The German-born Hans Singer was trained by Schumpeter at Bonn, before gravitating to Cambridge where he trained under Keynes and produced his early surveys on unemployment. In 1947, Singer moved on to the United Nations, with which he would be associated for many years. There are few UN development agencies to which Singer did not contribute during his career. He was the main crafter of the practical guidelines for implementation of the United Nations Development Decade in the 1960s, for example, which focused on reducing world poverty. He was director of UNIDO, associate director of the United Nations Research Institute for Social Development (UNRISD), an economist in the Economic Commission for Africa, author of a key document on children and economic development for UNICEF, and a main advisor to the World Employment Programme of the ILO.
He is regarded as one of the founders of development economics, for the the "Prebisch-Singer" thesis, which states that the terms of trade tend to move over time against the interests of producers of primary commodities. Although this hypothesis is now generally accepted, the practical and political implications have always been controversial because it implies that it is the structure of markets which is responsible for inequality in the world system.

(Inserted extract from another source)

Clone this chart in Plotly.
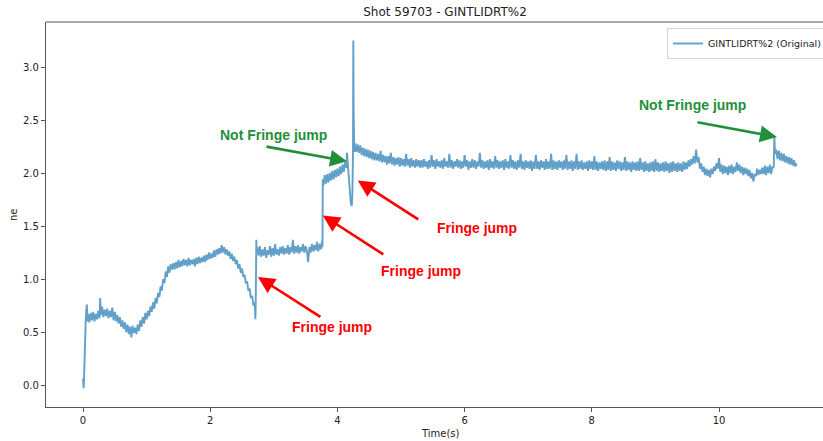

Hans Singer was one of the primary figures of heterodox economics - schools of economic thought which do not conform to the mainstream paradigm of neoclassical economics.
Singer died on 26 February 2006 at the age of 95.
The lecture, “Hans Singer: Gentle Giant of Development”, will be on Thursday, 18 May 2006 at 4 p.m. Room II, R3-South, ILO Headquarters, Geneva, Switzerland.
There will be interpretation in English, French and Spanish and the event is open to the public.